* [Stated problem]:
Output only the count of lines that contain "code".
--- START Data listing ---
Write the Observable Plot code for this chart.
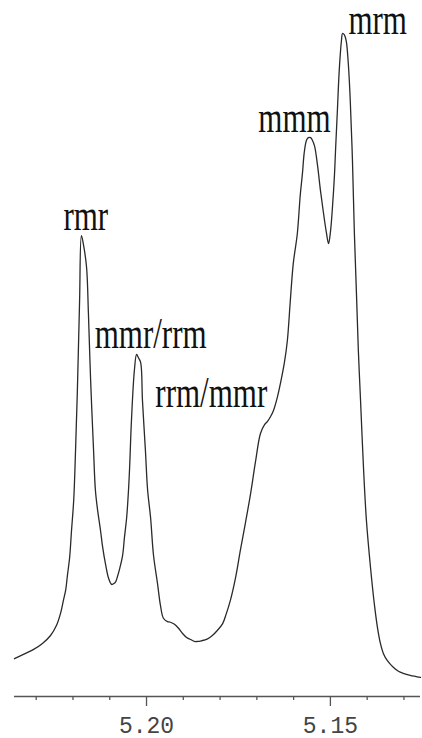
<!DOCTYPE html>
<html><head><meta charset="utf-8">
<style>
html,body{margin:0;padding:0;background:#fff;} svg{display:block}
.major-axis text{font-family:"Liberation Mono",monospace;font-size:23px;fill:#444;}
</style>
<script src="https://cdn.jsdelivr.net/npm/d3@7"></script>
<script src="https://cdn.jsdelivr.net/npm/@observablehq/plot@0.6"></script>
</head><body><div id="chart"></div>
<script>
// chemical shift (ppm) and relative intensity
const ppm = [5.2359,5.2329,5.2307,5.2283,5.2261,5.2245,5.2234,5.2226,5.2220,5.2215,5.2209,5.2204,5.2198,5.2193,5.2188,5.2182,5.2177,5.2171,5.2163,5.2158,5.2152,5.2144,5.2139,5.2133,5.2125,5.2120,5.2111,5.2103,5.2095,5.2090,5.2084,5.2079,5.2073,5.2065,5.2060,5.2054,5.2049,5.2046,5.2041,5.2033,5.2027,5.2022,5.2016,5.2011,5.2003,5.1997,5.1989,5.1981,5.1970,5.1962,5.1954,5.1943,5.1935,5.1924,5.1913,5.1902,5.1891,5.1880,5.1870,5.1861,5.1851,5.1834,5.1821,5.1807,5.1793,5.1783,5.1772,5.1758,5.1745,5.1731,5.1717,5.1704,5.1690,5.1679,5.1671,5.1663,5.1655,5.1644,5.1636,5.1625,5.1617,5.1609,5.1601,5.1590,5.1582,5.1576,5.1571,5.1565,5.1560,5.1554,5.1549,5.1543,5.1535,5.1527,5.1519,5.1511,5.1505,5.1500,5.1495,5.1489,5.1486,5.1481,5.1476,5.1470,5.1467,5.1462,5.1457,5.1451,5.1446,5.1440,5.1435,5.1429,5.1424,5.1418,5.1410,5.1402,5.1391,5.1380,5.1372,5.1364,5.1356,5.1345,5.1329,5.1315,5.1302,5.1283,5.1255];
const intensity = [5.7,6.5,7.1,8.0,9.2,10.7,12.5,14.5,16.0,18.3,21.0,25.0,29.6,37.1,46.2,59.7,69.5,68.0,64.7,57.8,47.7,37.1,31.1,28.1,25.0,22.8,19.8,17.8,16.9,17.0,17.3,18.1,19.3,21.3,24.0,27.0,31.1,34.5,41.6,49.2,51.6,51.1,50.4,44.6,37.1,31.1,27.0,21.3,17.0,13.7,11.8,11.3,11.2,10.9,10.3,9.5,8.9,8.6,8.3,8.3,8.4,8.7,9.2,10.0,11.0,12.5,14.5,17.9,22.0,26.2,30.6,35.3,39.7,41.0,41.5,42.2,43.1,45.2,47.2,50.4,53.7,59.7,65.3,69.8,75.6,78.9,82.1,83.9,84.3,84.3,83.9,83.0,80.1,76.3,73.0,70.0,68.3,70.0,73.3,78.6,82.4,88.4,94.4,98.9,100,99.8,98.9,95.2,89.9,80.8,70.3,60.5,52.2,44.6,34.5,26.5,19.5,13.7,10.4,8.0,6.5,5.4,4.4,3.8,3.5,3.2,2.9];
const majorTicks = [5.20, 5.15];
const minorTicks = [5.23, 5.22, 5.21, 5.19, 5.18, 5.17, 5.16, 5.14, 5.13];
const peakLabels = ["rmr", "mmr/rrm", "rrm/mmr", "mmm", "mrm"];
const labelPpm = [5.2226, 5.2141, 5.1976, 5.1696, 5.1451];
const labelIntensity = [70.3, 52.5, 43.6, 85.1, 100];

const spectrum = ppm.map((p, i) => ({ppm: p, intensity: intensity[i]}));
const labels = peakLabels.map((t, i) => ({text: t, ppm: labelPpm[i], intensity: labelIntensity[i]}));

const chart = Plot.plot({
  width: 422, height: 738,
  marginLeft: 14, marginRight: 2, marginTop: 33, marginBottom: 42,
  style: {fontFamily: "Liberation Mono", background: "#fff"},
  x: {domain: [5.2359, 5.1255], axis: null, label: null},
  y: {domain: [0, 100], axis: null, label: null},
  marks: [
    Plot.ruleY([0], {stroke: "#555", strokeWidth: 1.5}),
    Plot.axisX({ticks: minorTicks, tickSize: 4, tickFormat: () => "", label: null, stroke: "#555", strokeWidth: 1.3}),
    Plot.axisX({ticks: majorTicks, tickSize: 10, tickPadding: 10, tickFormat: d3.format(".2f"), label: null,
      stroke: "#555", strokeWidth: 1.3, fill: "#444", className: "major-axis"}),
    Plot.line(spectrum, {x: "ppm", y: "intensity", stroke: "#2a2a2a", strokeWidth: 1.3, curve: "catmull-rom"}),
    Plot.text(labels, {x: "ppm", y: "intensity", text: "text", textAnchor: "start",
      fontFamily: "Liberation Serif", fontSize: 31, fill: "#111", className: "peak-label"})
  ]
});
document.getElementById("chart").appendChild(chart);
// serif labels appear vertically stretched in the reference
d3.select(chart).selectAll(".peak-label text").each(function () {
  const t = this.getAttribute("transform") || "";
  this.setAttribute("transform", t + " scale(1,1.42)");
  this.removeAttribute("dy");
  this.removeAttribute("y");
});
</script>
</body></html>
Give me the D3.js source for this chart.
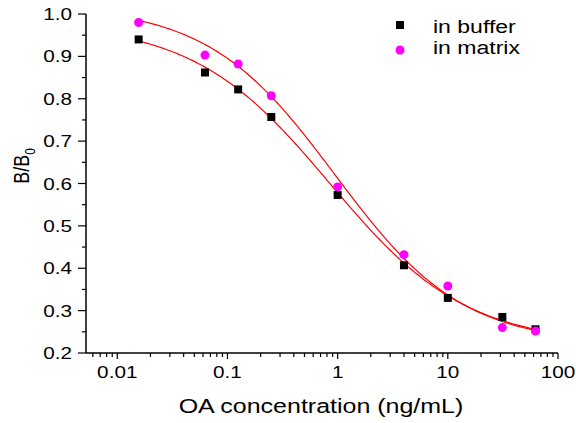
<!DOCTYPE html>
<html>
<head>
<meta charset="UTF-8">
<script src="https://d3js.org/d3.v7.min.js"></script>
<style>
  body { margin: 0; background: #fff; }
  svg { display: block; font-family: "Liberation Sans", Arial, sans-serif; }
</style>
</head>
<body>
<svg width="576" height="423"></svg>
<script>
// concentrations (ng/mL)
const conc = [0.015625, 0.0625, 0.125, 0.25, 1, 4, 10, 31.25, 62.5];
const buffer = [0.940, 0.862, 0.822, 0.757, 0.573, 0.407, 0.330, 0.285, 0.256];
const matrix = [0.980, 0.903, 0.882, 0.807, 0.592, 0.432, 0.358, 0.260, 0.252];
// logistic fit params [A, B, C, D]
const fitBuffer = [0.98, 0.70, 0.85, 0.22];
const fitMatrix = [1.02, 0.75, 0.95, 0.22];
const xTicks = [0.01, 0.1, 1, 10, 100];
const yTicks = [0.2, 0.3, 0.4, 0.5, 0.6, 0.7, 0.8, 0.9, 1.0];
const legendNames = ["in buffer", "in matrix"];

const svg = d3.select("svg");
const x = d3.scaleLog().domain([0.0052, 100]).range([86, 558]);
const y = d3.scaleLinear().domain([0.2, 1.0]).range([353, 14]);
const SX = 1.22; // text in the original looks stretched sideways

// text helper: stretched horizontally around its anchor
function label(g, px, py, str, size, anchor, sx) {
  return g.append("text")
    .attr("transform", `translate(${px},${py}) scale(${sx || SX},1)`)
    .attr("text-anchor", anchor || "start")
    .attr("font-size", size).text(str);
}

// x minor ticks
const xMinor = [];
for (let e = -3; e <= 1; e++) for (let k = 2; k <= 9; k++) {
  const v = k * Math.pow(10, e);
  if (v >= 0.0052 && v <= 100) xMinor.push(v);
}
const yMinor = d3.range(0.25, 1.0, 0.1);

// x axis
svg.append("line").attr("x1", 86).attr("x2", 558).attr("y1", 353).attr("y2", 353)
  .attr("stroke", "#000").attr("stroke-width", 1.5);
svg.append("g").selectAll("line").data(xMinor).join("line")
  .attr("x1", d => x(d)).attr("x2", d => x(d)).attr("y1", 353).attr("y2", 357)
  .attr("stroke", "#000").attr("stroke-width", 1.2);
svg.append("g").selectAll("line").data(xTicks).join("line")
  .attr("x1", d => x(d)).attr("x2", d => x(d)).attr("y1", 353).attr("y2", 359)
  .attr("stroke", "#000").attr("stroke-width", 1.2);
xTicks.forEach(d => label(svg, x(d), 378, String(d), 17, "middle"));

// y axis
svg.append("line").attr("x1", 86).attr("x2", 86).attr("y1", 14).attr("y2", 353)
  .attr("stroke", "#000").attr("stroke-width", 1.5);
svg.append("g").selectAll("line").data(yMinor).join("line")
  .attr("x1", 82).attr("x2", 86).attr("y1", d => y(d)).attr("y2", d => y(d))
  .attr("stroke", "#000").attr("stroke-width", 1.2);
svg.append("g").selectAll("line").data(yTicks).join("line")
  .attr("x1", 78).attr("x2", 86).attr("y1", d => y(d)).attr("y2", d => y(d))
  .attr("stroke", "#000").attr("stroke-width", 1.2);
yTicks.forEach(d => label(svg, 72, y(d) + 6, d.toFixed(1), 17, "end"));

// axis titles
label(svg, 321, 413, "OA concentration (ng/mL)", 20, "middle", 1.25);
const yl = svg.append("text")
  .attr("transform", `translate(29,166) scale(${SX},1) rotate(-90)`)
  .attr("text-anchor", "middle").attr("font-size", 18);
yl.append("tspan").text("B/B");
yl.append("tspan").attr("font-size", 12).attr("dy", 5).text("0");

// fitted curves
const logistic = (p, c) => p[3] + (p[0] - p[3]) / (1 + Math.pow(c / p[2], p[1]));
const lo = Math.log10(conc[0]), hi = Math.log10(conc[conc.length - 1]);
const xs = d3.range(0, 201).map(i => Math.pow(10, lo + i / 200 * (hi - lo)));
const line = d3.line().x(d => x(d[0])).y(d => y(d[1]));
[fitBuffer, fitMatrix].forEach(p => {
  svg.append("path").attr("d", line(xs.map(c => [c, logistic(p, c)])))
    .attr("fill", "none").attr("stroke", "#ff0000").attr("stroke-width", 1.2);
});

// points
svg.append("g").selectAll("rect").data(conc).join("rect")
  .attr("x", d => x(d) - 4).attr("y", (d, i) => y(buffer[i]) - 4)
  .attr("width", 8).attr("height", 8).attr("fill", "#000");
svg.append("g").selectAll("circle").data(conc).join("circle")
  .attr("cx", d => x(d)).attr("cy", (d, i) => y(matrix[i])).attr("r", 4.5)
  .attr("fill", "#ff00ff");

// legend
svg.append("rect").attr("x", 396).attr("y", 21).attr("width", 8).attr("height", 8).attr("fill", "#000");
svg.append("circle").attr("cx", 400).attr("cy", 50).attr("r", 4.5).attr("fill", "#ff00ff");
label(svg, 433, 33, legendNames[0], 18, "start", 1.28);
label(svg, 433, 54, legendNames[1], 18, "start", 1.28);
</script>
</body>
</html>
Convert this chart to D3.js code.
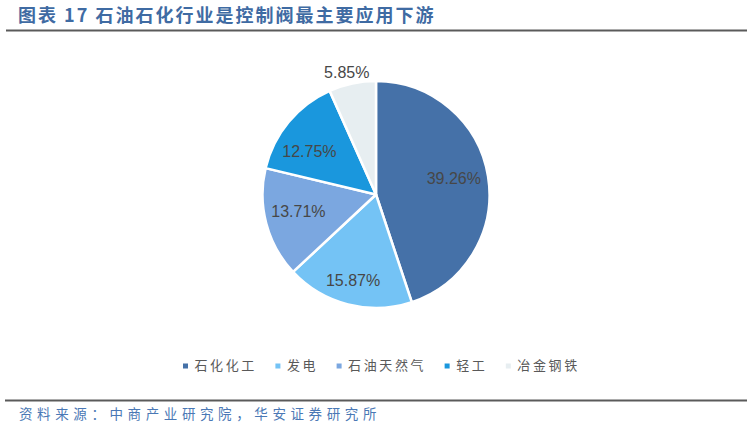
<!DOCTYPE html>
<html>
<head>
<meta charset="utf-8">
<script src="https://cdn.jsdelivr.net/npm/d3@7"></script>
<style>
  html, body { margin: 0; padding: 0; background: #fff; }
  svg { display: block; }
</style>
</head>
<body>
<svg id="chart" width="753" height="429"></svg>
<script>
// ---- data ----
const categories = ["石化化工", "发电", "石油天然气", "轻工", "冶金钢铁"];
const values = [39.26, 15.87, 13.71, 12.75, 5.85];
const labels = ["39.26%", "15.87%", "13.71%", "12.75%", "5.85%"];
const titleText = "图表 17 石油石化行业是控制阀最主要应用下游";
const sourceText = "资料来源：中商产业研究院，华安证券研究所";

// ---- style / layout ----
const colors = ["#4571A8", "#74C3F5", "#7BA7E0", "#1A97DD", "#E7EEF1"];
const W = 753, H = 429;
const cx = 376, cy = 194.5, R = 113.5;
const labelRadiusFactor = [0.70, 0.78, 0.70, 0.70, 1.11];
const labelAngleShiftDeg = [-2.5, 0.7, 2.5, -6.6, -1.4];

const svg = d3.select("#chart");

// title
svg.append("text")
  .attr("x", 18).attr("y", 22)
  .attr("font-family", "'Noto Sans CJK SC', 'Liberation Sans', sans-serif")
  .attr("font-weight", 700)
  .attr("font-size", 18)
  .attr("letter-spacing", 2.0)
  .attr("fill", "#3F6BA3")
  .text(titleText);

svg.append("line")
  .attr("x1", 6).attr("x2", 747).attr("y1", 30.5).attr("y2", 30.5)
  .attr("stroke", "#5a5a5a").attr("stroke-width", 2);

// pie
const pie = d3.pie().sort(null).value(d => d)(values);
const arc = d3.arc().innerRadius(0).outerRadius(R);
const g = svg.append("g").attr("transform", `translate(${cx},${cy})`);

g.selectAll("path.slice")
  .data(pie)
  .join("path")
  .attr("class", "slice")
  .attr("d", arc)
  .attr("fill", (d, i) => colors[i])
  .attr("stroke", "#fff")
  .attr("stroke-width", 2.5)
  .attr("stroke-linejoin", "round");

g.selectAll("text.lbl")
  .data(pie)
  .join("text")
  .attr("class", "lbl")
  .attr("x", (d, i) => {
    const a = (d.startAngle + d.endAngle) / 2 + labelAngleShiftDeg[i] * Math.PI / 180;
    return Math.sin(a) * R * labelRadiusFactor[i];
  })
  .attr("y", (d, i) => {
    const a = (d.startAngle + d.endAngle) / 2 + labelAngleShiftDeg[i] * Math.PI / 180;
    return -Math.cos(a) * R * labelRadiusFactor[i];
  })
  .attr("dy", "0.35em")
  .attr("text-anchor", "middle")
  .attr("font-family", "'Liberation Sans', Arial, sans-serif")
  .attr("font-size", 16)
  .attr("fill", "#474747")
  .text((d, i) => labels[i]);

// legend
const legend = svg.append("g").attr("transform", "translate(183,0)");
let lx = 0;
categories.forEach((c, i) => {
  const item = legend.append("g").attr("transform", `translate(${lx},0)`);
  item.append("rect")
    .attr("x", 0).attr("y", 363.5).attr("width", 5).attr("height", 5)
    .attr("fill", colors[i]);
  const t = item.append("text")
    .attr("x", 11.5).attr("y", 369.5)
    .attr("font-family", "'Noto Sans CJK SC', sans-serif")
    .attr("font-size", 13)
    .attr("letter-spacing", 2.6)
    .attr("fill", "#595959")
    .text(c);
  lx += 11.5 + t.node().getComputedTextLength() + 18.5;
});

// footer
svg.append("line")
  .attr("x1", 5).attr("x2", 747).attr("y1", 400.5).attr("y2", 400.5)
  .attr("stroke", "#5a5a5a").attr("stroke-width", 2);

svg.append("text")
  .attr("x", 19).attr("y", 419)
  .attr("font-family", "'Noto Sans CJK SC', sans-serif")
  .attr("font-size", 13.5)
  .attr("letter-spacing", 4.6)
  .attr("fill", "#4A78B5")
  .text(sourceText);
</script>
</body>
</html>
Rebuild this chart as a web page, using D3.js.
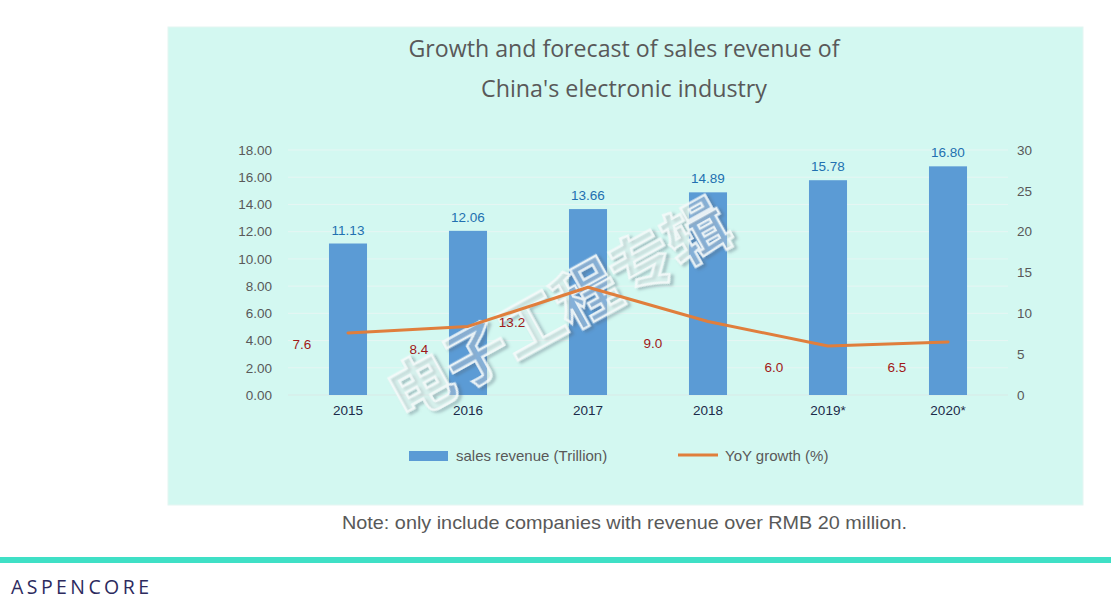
--- END Data listing ---
* [Final result]:
2